When therapy threatens a relationship
BY SYDELL S. SLOAN, M.A.
We all know that men and women think differently and have different values. Thanks to John Grey’s “Venus and Mars” books, information regarding the cultural and genetic differences between the sexes has been made readily available.
For men, who are the hunters and providers, the world consists of sets of problems that can be solved when addressed rationally and acted upon in a timely fashion. They are motivated toward “fixing,” things, situations, or feelings. A man will tell his wife not to worry, that he will “take care of it.”
For women, the world is made up of feelings and they want to know why they feel as they do, what those feelings mean and above all, they want to talk about their feelings. In addition, they want to know what their partners are feeling and thinking. The woman asks, “Why do you say that?” or “Why do you feel that way?”
A woman in therapy further polarizes the male-female roles. When a woman comes home from therapy, where she has been talking about her feelings to someone who listens, and asks her partner, “How do you feel about us?” or “Let’s talk about us!” her partner usually withdraws in discomfort. He is not comfortable talking about his feelings and he generally does not know what those feelings are. He feels she is parroting her therapist when he hears, “You really are a needy person,” or “I’ve been an enabler throughout our relationship.”

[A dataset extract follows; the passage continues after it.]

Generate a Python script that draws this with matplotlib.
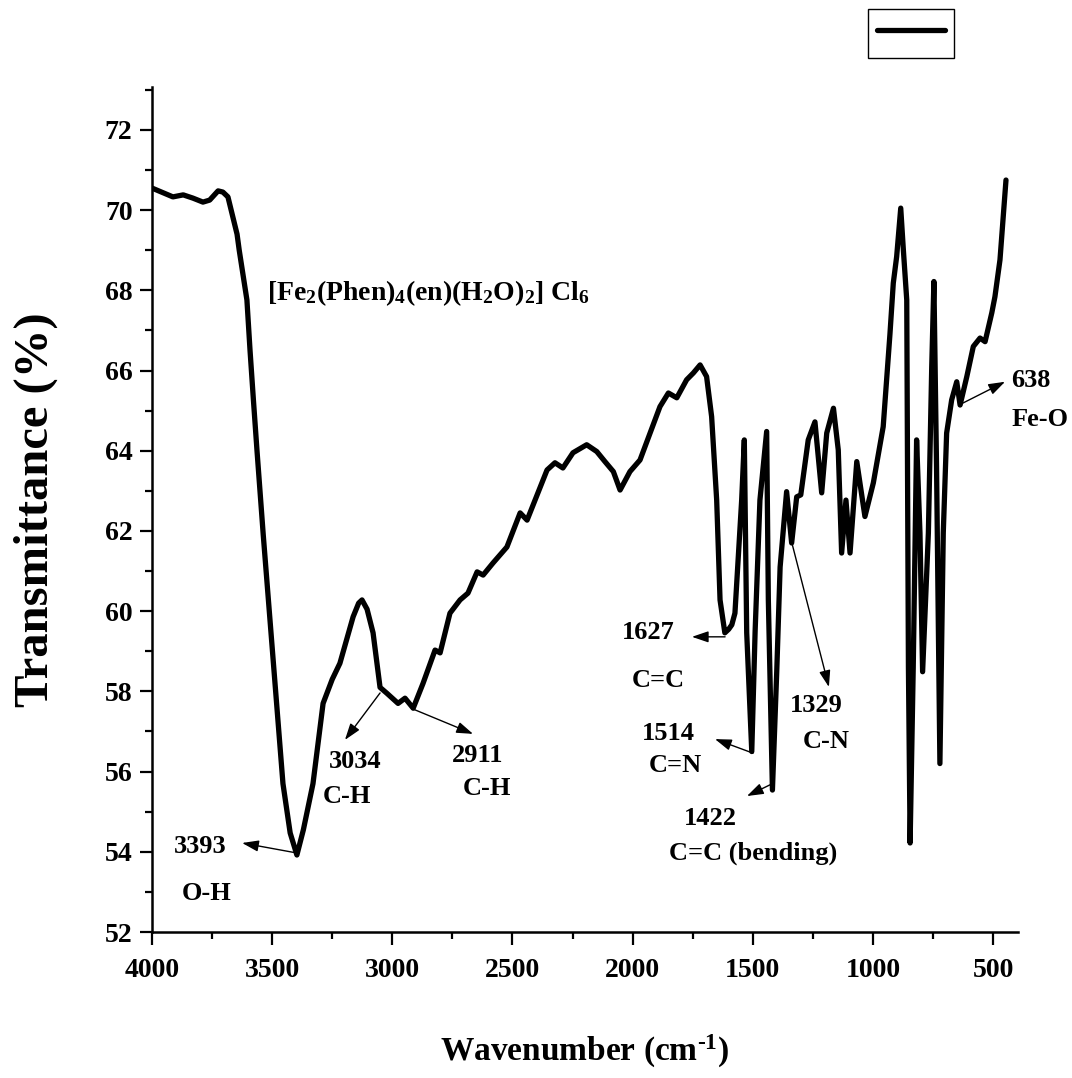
import matplotlib
matplotlib.use("Agg")
import matplotlib.pyplot as plt
from matplotlib.ticker import MultipleLocator

plt.rcParams['font.family'] = 'Liberation Serif'
plt.rcParams['font.weight'] = 'bold'
plt.rcParams['mathtext.fontset'] = 'custom'
plt.rcParams['mathtext.rm'] = 'Liberation Serif:bold'
plt.rcParams['mathtext.bf'] = 'Liberation Serif:bold'
plt.rcParams['mathtext.it'] = 'Liberation Serif:bold'

# FTIR spectrum (wavenumber in cm-1, transmittance in %)
wavenumber = [4000, 3960, 3913, 3870, 3830, 3788, 3760, 3725, 3705, 3684,
              3646, 3637, 3605, 3592, 3578, 3563, 3537, 3455, 3425, 3397,
              3370, 3330, 3288, 3250, 3218, 3163, 3140, 3126, 3105, 3080,
              3051, 3022, 2976, 2947, 2913, 2872, 2822, 2801, 2760, 2718,
              2685, 2647, 2622, 2581, 2523, 2468, 2439, 2356, 2323, 2290,
              2248, 2191, 2149, 2115, 2080, 2052, 2011, 1969, 1927, 1886,
              1851, 1816, 1775, 1747, 1719, 1692, 1671, 1650, 1636, 1616,
              1600, 1587, 1574, 1546, 1535, 1525, 1504, 1490, 1470, 1442,
              1435, 1418, 1400, 1386, 1359, 1338, 1317, 1300, 1269, 1241,
              1213, 1192, 1164, 1144, 1130, 1112, 1095, 1067, 1033, 998,
              957, 929, 915, 901, 884, 873, 859, 852, 845, 832,
              818, 804, 793, 769, 755, 746, 735, 721, 707, 693,
              672, 651, 637, 609, 582, 554, 533, 505, 492, 471, 446]
transmittance = [70.55, 70.45, 70.33, 70.38, 70.30, 70.20, 70.25, 70.48, 70.45, 70.33,
                 69.40, 69.00, 67.76, 66.50, 65.27, 64.00, 61.90, 55.70, 54.47, 53.92,
                 54.55, 55.70, 57.70, 58.30, 58.70, 59.86, 60.20, 60.28, 60.05, 59.46,
                 58.10, 57.95, 57.70, 57.83, 57.58, 58.20, 59.03, 58.96, 59.95, 60.28,
                 60.45, 60.98, 60.90, 61.20, 61.60, 62.45, 62.27, 63.52, 63.70, 63.57,
                 63.95, 64.15, 63.98, 63.73, 63.48, 63.02, 63.48, 63.77, 64.44, 65.10,
                 65.44, 65.32, 65.77, 65.94, 66.14, 65.85, 64.85, 62.77, 60.28, 59.46,
                 59.55, 59.66, 59.95, 62.77, 64.27, 59.46, 56.50, 59.50, 62.77, 64.48,
                 60.28, 55.54, 58.50, 61.10, 62.98, 61.70, 62.85, 62.90, 64.27, 64.72,
                 62.95, 64.44, 65.06, 64.02, 61.45, 62.77, 61.45, 63.73, 62.36, 63.20,
                 64.60, 66.90, 68.18, 68.84, 70.05, 69.00, 67.76, 58.60, 54.22, 58.60,
                 64.27, 61.95, 58.49, 61.95, 66.10, 68.22, 63.60, 56.20, 61.95, 64.44,
                 65.27, 65.72, 65.14, 65.85, 66.60, 66.81, 66.72, 67.44, 67.84, 68.76, 70.75]

# peak labels: text, text positions, arrow tail on the curve, arrow head
peak_labels = ['3393', '3034', '2911', '1627', '1514', '1422', '1329', '638']
group_labels = ['O-H', 'C-H', 'C-H', 'C=C', 'C=N', 'C=C (bending)', 'C-N', 'Fe-O']
peak_text_pos = [(3800, 54.14), (3155, 56.24), (2643, 56.41), (1936, 59.46),
                 (1853, 56.94), (1678, 54.82), (1237, 57.64), (342, 65.74)]
group_text_pos = [(3771, 52.97), (3188, 55.37), (2606, 55.59), (1894, 58.26),
                  (1823, 56.14), (1499, 53.97), (1192, 56.74), (304, 64.77)]
arrow_tail = [(3397, 53.97), (3051, 57.96), (2914, 57.56), (1615, 59.36),
              (1499, 56.46), (1428, 55.67), (1337, 61.70), (625, 65.19)]
arrow_head = [(3625, 54.22), (3197, 56.79), (2664, 56.94), (1753, 59.36),
              (1657, 56.81), (1524, 55.39), (1183, 58.11), (450, 65.72)]

W, H = 1072, 1078
fig = plt.figure(figsize=(W / 100, H / 100), dpi=100)
ax = fig.add_axes([152 / W, (H - 932) / H, (1018 - 152) / W, (932 - 87) / H])

line, = ax.plot(wavenumber, transmittance, color='black', lw=3.8,
                solid_joinstyle='round', solid_capstyle='round')

ax.set_xlim(4000, 396)
ax.set_ylim(52, 73.07)
ax.xaxis.set_major_locator(MultipleLocator(500))
ax.xaxis.set_minor_locator(MultipleLocator(250))
ax.yaxis.set_major_locator(MultipleLocator(2))
ax.yaxis.set_minor_locator(MultipleLocator(1))
ax.tick_params(which='major', direction='out', length=9, width=1.6, labelsize=20, pad=5)
ax.tick_params(axis='x', which='major', pad=10)
ax.tick_params(which='minor', direction='out', length=5, width=1.6)
for s in ['top', 'right']:
    ax.spines[s].set_visible(False)
for s in ['left', 'bottom']:
    ax.spines[s].set_linewidth(1.8)
for lab in ax.get_xticklabels() + ax.get_yticklabels():
    lab.set_fontweight('bold')

ax.set_xlabel(r'Wavenumber (cm$^{\text{-1}}$)', fontsize=24, fontweight='bold', labelpad=36)
ax.set_ylabel('Transmittance (%)', fontsize=35, fontweight='bold', labelpad=34)

ax.text(3521, 67.76, r'[Fe$_2$(Phen)$_4$(en)(H$_2$O)$_2$] Cl$_6$',
        fontsize=20, fontweight='bold', ha='left', va='baseline')

for i in range(len(peak_labels)):
    ax.annotate('', xy=arrow_head[i], xytext=arrow_tail[i],
                arrowprops=dict(arrowstyle='-|>,head_length=0.5,head_width=0.17',
                                color='black', lw=1.0, shrinkA=0, shrinkB=0,
                                mutation_scale=20),
                annotation_clip=False)
    ax.text(peak_text_pos[i][0], peak_text_pos[i][1], peak_labels[i],
            fontsize=19, fontweight='bold', ha='center', va='center')
    ax.text(group_text_pos[i][0], group_text_pos[i][1], group_labels[i],
            fontsize=19, fontweight='bold', ha='center', va='center')

# legend box with no label, outside the axes at the top right
fig.legend([line], [''], loc='center', bbox_to_anchor=(911 / W, 1 - 33 / H),
           frameon=True, fancybox=False, edgecolor='black', framealpha=1,
           handlelength=2.05, handletextpad=0, borderpad=0.27, fontsize=24)

fig.savefig('out.png', dpi=100)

An even more serious situation occurs when a man in therapy, who has never shared his feelings with his partner, is able to open up and share his innermost thoughts and feelings with his therapist. His partner feels shut out and resentful. Of course, he is able to do this because with his therapist, he is in a judgment free, non-critical environment. If he shared the same feelings with his partner, she would be likely to challenge them, criticize them, or contradict them.
In each case, the person not in therapy, grows to resent the therapist who seems to be a third party in their lives, one who has a greater influence on his or her partner’s thoughts, actions, and attitudes than he or she does. Further complications arise, when the person in therapy expresses his or her own thoughts as if they were coming from the therapist’s mouth, saying “So and So says,” when he or she is really stating his or her own thoughts. The person in therapy uses this device as a manipulation to give greater weight and credibility to his or her own ideas.
When a client of mine, male or female, talks about his or her partner’s antipathy or outright hostility to the therapy because he or she feels threatened by it and feels excluded from the process, I usually suggest inviting the partner to join some of the sessions. With me present, the one in therapy can no longer attribute his or her words to me. When the partner has an opportunity to hear things at first hand, the entire process becomes demystified and both parties can benefit.
— Sydell S. Sloan, a family therapist, marriage counselor, and divorce mediator has a private practice in Bayside and Manhattan.